We get asked the same question all the time when we talk about our travels in Mexico. You are right: you have to do what’s smart. You also have to trust your intuition. If it doesn’t feel right, don’t do it. I guess there’s a fine line between facing your fears and paying attention to them. I was so afraid to go to Mexico about six years ago because we weren’t staying in an all-inclusive resort. It turned out to be the best thing we could have done. Now we rent in two different places and shop where all the locals shop… Well worth the leap of faith.
Oh Yes, to being tired of this question from folks who live in a bubble. I usually answer it by “I lived near washington DC and there are plenty of places in the US where I felt unsafe”

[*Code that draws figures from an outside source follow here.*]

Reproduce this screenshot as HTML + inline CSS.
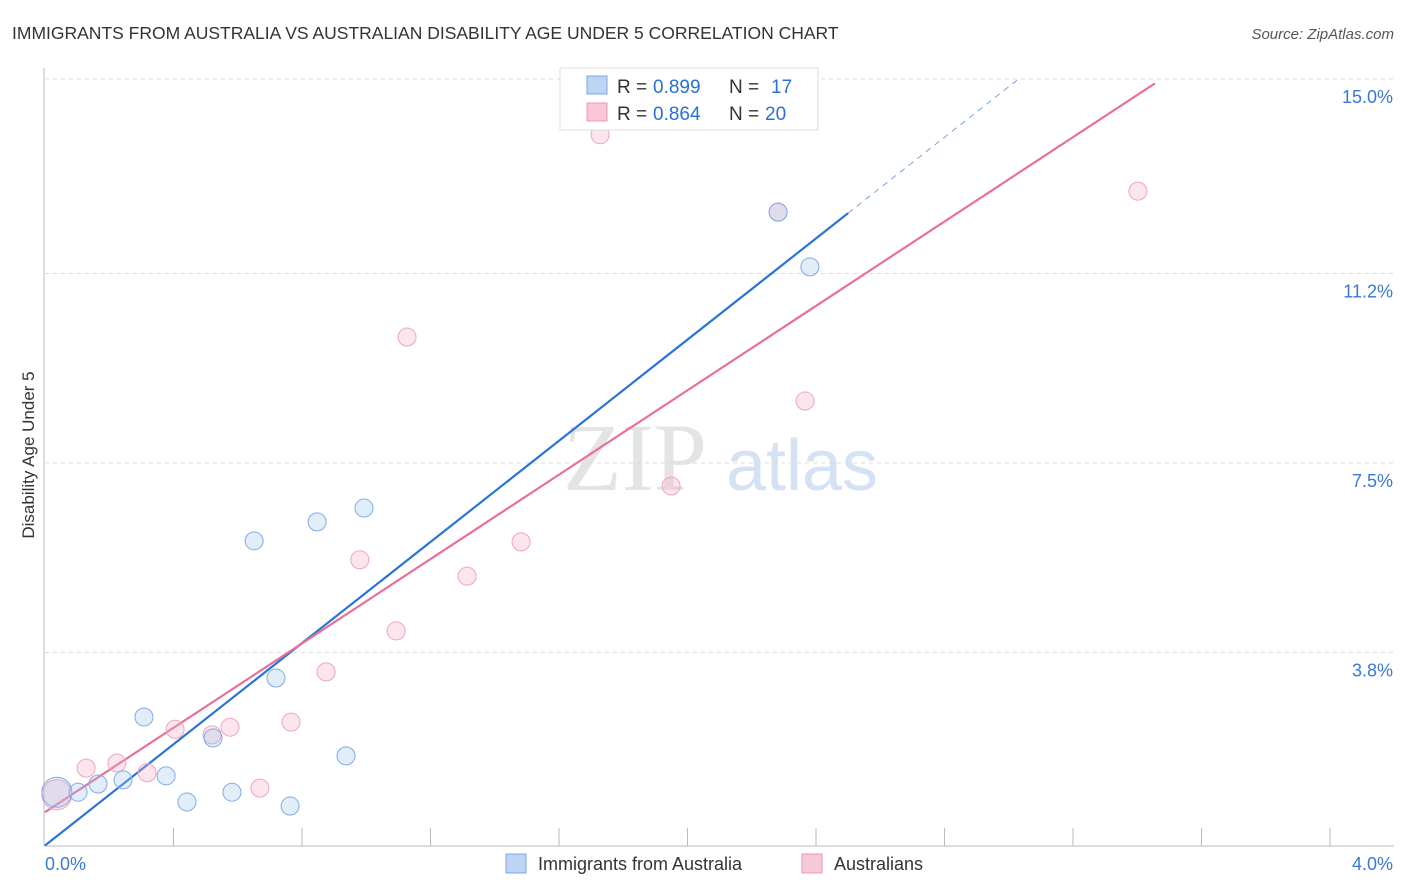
<!DOCTYPE html>
<html><head><meta charset="utf-8"><style>
body{margin:0;background:#fff;font-family:"Liberation Sans",sans-serif}
#wrap{position:relative;width:1406px;height:892px;overflow:hidden}
</style></head><body>
<div id="wrap">
<svg id="svg" width="1406" height="892" xmlns="http://www.w3.org/2000/svg">
<text x="12" y="39" font-size="17.5" fill="#333">IMMIGRANTS FROM AUSTRALIA VS AUSTRALIAN DISABILITY AGE UNDER 5 CORRELATION CHART</text>
<text x="1394" y="39" font-size="15" fill="#555" font-style="italic" text-anchor="end">Source: ZipAtlas.com</text>
<text x="0" y="0" transform="translate(34,455) rotate(-90)" font-size="17" fill="#333" text-anchor="middle">Disability Age Under 5</text>
<text x="635" y="490" font-size="96" fill="#e4e4e4" font-family="Liberation Serif,serif" text-anchor="middle">ZIP</text>
<text x="802" y="490" font-size="72" fill="#d4e2f4" text-anchor="middle">atlas</text>
<g id="grid"></g><g id="axes"></g><g id="lines"></g><g id="pts"></g>
<g>
<rect x="560" y="68" width="258" height="62" fill="#fff" stroke="#ddd"/>
<rect x="587" y="76" width="20" height="18" fill="#bcd5f5" stroke="#7aa8e4"/>
<text x="617" y="93" font-size="19" fill="#333">R =</text>
<text x="653" y="93" font-size="19" fill="#2a6fd6">0.899</text>
<text x="729" y="93" font-size="19" fill="#333">N =</text>
<text x="771" y="93" font-size="19" fill="#2a6fd6">17</text>
<rect x="587" y="103" width="20" height="18" fill="#f9c8d6" stroke="#eb99b2"/>
<text x="617" y="120" font-size="19" fill="#333">R =</text>
<text x="653" y="120" font-size="19" fill="#2a6fd6">0.864</text>
<text x="729" y="120" font-size="19" fill="#333">N =</text>
<text x="765" y="120" font-size="19" fill="#2a6fd6">20</text>
</g>
<g>
<rect x="506" y="854" width="20" height="19" fill="#bcd5f5" stroke="#7aa8e4"/>
<text x="538" y="870" font-size="18" fill="#333">Immigrants from Australia</text>
<rect x="802" y="854" width="20" height="19" fill="#f9c8d6" stroke="#eb99b2"/>
<text x="834" y="870" font-size="18" fill="#333">Australians</text>
</g>
</svg></div>
<script>
const yTicks=[3.8,7.5,11.2,15.0];
const yTickLabels=["3.8%","7.5%","11.2%","15.0%"];
const xTickCount=10;
const blueX=[0.037,0.103,0.165,0.243,0.308,0.377,0.442,0.523,0.582,0.651,0.719,0.763,0.847,0.937,0.993,2.282,2.381];
const blueY=[1.07,1.07,1.23,1.31,2.54,1.39,0.88,2.13,1.07,5.98,3.30,0.80,6.35,1.78,6.62,12.40,11.33];
const pinkX=[0.037,0.128,0.224,0.318,0.405,0.520,0.576,0.669,0.766,0.875,0.980,1.093,1.127,1.314,1.482,1.728,1.949,2.282,2.366,3.402];
const pinkY=[1.02,1.54,1.64,1.45,2.30,2.19,2.34,1.15,2.44,3.42,5.61,4.22,9.96,5.29,5.96,13.91,7.05,12.40,8.71,12.81];
const blueFit=[0.03,4.94];
const pinkFit=[0.68,4.12];
const NS="http://www.w3.org/2000/svg";
const xs=v=>45+v/4*1285, ys=v=>847-v/15*768;
function mk(p,t,a){const e=document.createElementNS(NS,t);for(const k in a)e.setAttribute(k,a[k]);p.appendChild(e);return e;}
const g=document.getElementById('grid'),ax=document.getElementById('axes'),ln=document.getElementById('lines'),pt=document.getElementById('pts');
yTicks.forEach((t,i)=>{
 const l=mk(g,'line',{x1:45,x2:1394,y1:ys(t),y2:ys(t),stroke:'#ddd','stroke-dasharray':'4 4'});
 
 
 const tx=mk(g,'text',{x:1393,y:ys(t)+24,'font-size':18,fill:'#3a78d8','text-anchor':'end'});tx.textContent=yTickLabels[i];
 
 
});
const yl=mk(ax,'line',{x1:44,x2:44,y1:68,y2:846,stroke:'#bbb'});


const xl=mk(ax,'line',{x1:44,x2:1394,y1:846,y2:846,stroke:'#bbb'});


for(let i=1;i<=xTickCount;i++){const t=mk(ax,'line',{x1:xs(i*0.4),x2:xs(i*0.4),y1:828,y2:846,stroke:'#bbb'});
 
 }
const x0=mk(ax,'text',{x:45,y:870,'font-size':18,fill:'#3a78d8'});x0.textContent='0.0%';


const x1=mk(ax,'text',{x:1393,y:870,'font-size':18,fill:'#3a78d8','text-anchor':'end'});x1.textContent='4.0%';


function fitLine(f,xa,xb,col,dash,name){const l=mk(ln,'line',{x1:xs(xa),y1:ys(f[0]+f[1]*xa),x2:xs(xb),y2:ys(f[0]+f[1]*xb),stroke:col,'stroke-width':dash?1:2.2});if(dash)l.setAttribute('stroke-dasharray','6 5');
 
 }
fitLine(blueFit,0,2.5,'#2a74d8',false,'trend-line-immigrants');
fitLine(blueFit,2.5,3.03,'#7aa3d8',true,'trend-line-immigrants-extension');
fitLine(pinkFit,0,3.455,'#e8709a',false,'trend-line-australians');
function pts(X,Y,fill,stroke,name){X.forEach((x,i)=>{const c=mk(pt,'circle',{cx:xs(x),cy:ys(Y[i]),r:i==0?15:9,fill:fill,stroke:stroke,'stroke-width':1});
 
 });}
pts(pinkX,pinkY,'rgba(245,170,195,0.3)','#eda6bd','point-australians');
pts(blueX,blueY,'rgba(160,195,240,0.3)','#80abe4','point-immigrants');
</script>
</body></html>
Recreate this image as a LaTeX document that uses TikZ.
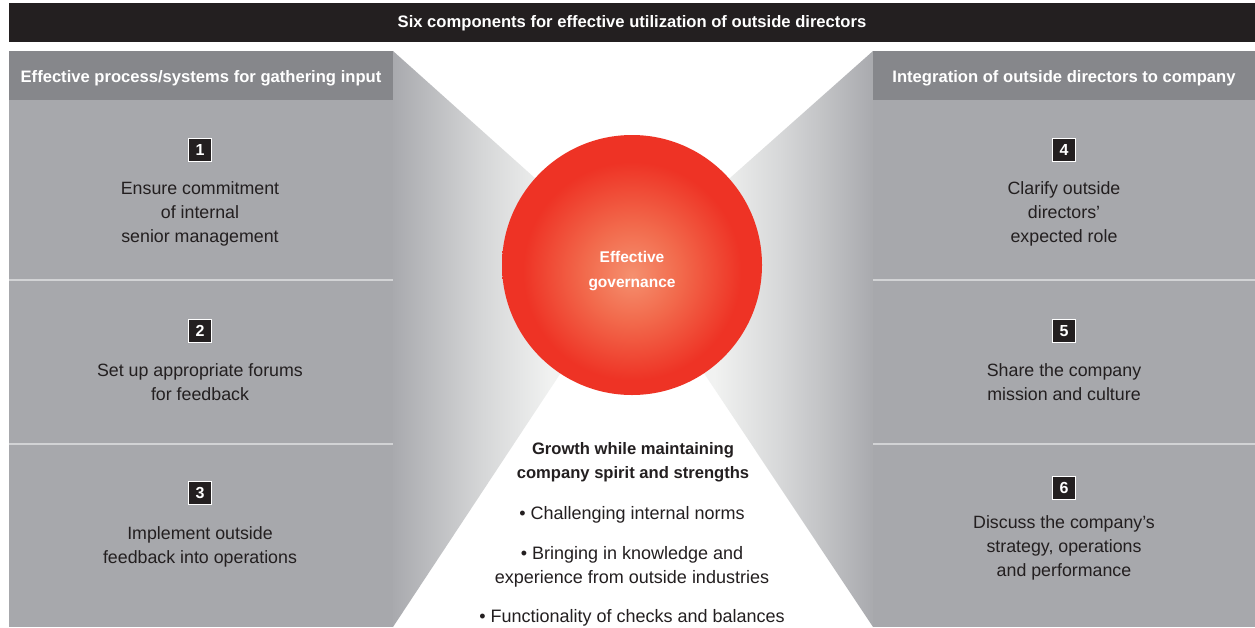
\documentclass[tikz,border=0pt]{standalone}
\usepackage{fontspec}
\setmainfont{Liberation Sans}
\definecolor{dark}{HTML}{231F20}
\definecolor{hdr}{HTML}{86878B}
\definecolor{body}{HTML}{A7A8AC}
\definecolor{divl}{HTML}{D2D3D5}
\definecolor{wg}{HTML}{A9AAAE}
\definecolor{wm}{HTML}{D6D7D8}
\definecolor{wl}{HTML}{F1F2F1}
\definecolor{bc}{HTML}{F5906F}
\definecolor{bm}{HTML}{F26B4D}
\definecolor{br}{HTML}{EE3325}
\pgfdeclarehorizontalshading{wedgeL}{100bp}{color(0bp)=(wg); color(25bp)=(wg); color(44bp)=(wm); color(58bp)=(wl); color(100bp)=(wl)}
\pgfdeclarehorizontalshading{wedgeR}{100bp}{color(0bp)=(wl); color(42bp)=(wl); color(56bp)=(wm); color(75bp)=(wg); color(100bp)=(wg)}
\pgfdeclareradialshading{ball}{\pgfpoint{0bp}{-2bp}}{color(0bp)=(bc); color(9bp)=(bm); color(21bp)=(br); color(25bp)=(br); color(50bp)=(br)}
\tikzset{
  numbox/.style={fill=dark, draw=white, line width=1.5pt, minimum size=23pt, inner sep=0pt,
    text=white, font=\bfseries\fontsize{16}{16}\selectfont},
  item/.style={align=center, text=dark, font=\fontsize{17.8}{24}\selectfont, inner sep=0pt},
  hdrtext/.style={text=white, font=\bfseries\fontsize{16.6}{20}\selectfont, inner sep=0pt},
  ctext/.style={align=center, text=dark, font=\fontsize{18}{24}\selectfont, inner sep=0pt},
  cbold/.style={align=center, text=dark, font=\bfseries\fontsize{16.6}{24}\selectfont, inner sep=0pt},
  divider/.style={draw=divl, line width=1.2pt}
}
\begin{document}
\begin{tikzpicture}[x=1pt,y=-1pt]
\useasboundingbox (0,0) rectangle (1255,627);
\fill[white] (0,0) rectangle (1255,627);
% wedges
\shade[shading=wedgeL] (393,51) -- (632,265) -- (393,627) -- cycle;
\shade[shading=wedgeR] (873,51) -- (632,265) -- (873,627) -- cycle;
% title bar
\fill[dark] (9,3) rectangle (1255,42);
\node[hdrtext] (title) at (632,23.5) {Six components for effective utilization of outside directors};
% left panel
\fill[hdr] (9,51) rectangle (393,100);
\fill[body] (9,100) rectangle (393,627);
\node[hdrtext] (lh) at (201,78.5) {Effective process/systems for gathering input};
\draw[divider] (9,280) -- (393,280);
\draw[divider] (9,444) -- (393,444);
% right panel
\fill[hdr] (873,51) rectangle (1255,100);
\fill[body] (873,100) rectangle (1255,627);
\node[hdrtext] (rh) at (1064,78.5) {Integration of outside directors to company};
\draw[divider] (873,280) -- (1255,280);
\draw[divider] (873,444) -- (1255,444);
% circle
\shade[shading=ball] (632,265) circle (130);
\node[align=center, text=white, font=\bfseries\fontsize{15.5}{25}\selectfont, inner sep=0pt] (eg) at (632,271) {Effective\\governance};
% left items
\node[numbox] (n1) at (200,150) {1};
\node[item] (t1) at (200,214) {Ensure commitment\\of internal\\senior management};
\node[numbox] (n2) at (200,331) {2};
\node[item] (t2) at (200,382) {Set up appropriate forums\\for feedback};
\node[numbox] (n3) at (200,493) {3};
\node[item] (t3) at (200,547) {Implement outside\\feedback into operations};
% right items
\node[numbox] (n4) at (1064,150) {4};
\node[item] (t4) at (1064,214) {Clarify outside\\directors’\\expected role};
\node[numbox] (n5) at (1064,331) {5};
\node[item] (t5) at (1064,382) {Share the company\\mission and culture};
\node[numbox] (n6) at (1064,488) {6};
\node[item] (t6) at (1064,548) {Discuss the company’s\\strategy, operations\\and performance};
% center text
\node[cbold] (g) at (633,462) {Growth while maintaining\\company spirit and strengths};
\node[ctext] (b1) at (632,515) {• Challenging internal norms};
\node[ctext] (b2) at (632,567) {• Bringing in knowledge and\\experience from outside industries};
\node[ctext] (b3) at (632,618) {• Functionality of checks and balances};
\end{tikzpicture}
\end{document}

I just returned from Nepal where I was alone and felt perfectly safe as an older woman. But also a wise woman who did not tempt fate.
I live in costa rica and the opposite happens here. People see it as Paradise. They loose not only their inhibitions but their common sense. They leave things on the beach, in their cars etc with no idea that people are quite poor here as beautiful as it is.
So travel outside your comfort zone for sure AND take your common sense along
Is it any comfort to know that many Europeans think of the US as being too dangerous to visit?
*thumbs up* 🙂
God, that’s so true! I went to russia this year alone and everyone just can’t stop talking about how I’m brave and all… c’mon, I live in Brasil! I’m pretry sure my home is much more dangerous then Moscow… I can’t walk here alone at night without the risk of getting mugged…
People simply believe what the media says about the places and assume it’s the true… It’s disapointing…
I feel your pain. I’ve noticed in the past few years that I not only get asked this question when I return from somewhere like Egypt or South Africa, but even Iceland and Norway! I get the distinct feeling that a lot of us are being so inundated with news stories that those who don’t leave home sincerely think that the entire rest of the world is dangerous for women. I always respond to this sentiment with “actually, the safest I’ve ever felt was in the Scandinavian countries!” It’s totally true, too.